I should also add that some aspects of this (like pretrained BERT) are fairly compute-intense to train. Fortunately we work with the Department of Energy Oak Ridge National Laboratory and developed all of this on Frontier[1] (for free).
> We've hit on a mathematical construct that seems to be able to capture understanding
I’m admittedly unfamiliar with the space, but having just done some reading that doesn’t look to be true. Can you elaborate please and maybe point to some external support for such a bold claim?
> Can you elaborate please and maybe point to some external support for such a bold claim?
SOTA LLMs?
If you think about what, say, a chair or electricity or love are, or what it means for something to be something, etc., I believe you'll quickly realize that words and concepts don't have well-defined meanings. Rather, we define things in terms of other things, which themselves are defined in terms of other things, and so on. There's no atomic meaning, the meaning is in the relationships between the thought and other thoughts.
And that is exactly what those models capture. They're trained by consuming a large amount of text - but not random text, real text - and they end up positioning tokens as points in high-dimensional space. As you increase the number of dimensions, there's eventually enough of them that any relationship between any two tokens (or groups; grouping concepts out of tokens is just another relationship) can be encoded in the latent space as proximity along some vector.
You end up with real computational artifact that's implementing the idea of defining concepts only in terms of other concepts. Now, between LLMs and the ability to identify and apply arbitrary concepts with vector math, I believe that's as close to the idea of "understanding" as we've ever come.
That does sound a bit like Peircian semiotic so I’m with you so far as the general concept of meaning being a sort of iterative construct.
Where I don’t follow is how a bitmap approximation captures that in a semiotic way. As far as I can tell the semiosis still is all occurring in the human observer of the machine’s output. The mathematics still hasn’t captured the interpretant so far as I can see.
Regardless of my possible incomprehension, I appreciate your elucidation. Thanks!
I feel like embeddings will be more powerful for understanding high dimensional physics than language because chaotic system predictability is limited by its compressability. Therefore an embedding is able to capture how exactly compressible the system is and therefore can extend the predictability as far as possible.
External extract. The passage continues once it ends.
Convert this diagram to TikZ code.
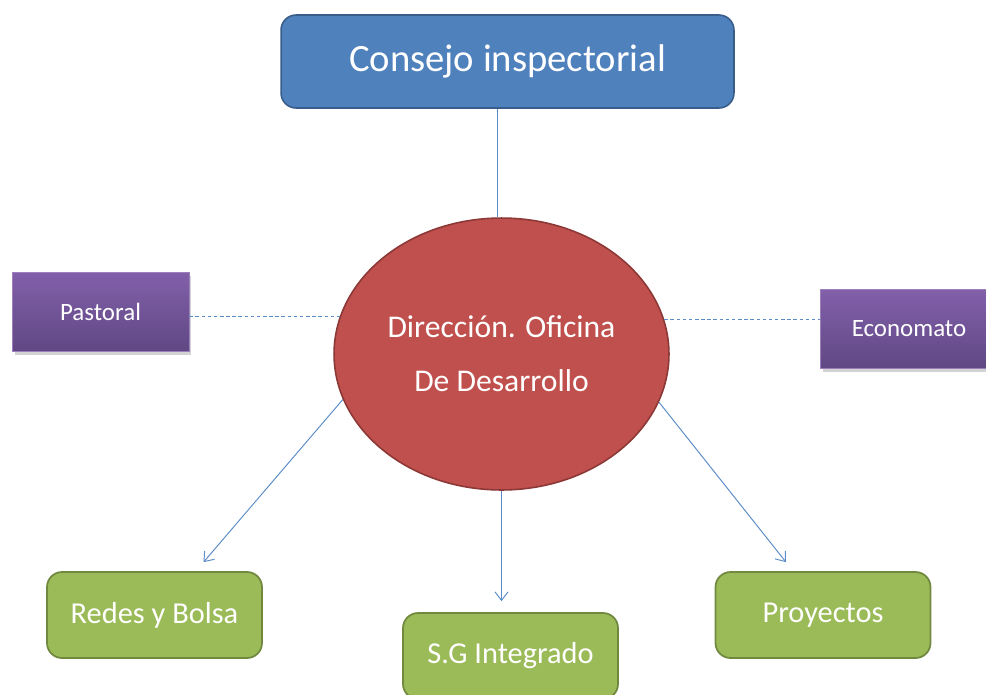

I too think embeddings are vastly underutilized, and chat interface is not the be-all, end-all (not to mention, "chat with your program/PDF/documentation" just sounds plain stupid). However, whether current AI tools are replacing or amplifying your intelligence, is entirely down to how you use them.
As for search, yes, that was a huge breakthrough and powerful amplifier. 2+ decades ago. At this point it's computer use 101 - which makes it sad when dealing with programs or websites that are opaque to search, and "ubiquitous local search" is still not here. Embeddings can and hopefully will give us better fuzzy/semantic searching, but if you push this far enough, you'll have to stop and ask - if the search tool is now capable to understand some aspects of my data, why not surface this understanding as a different view into data, instead of just invoking it in the background when user makes a search query?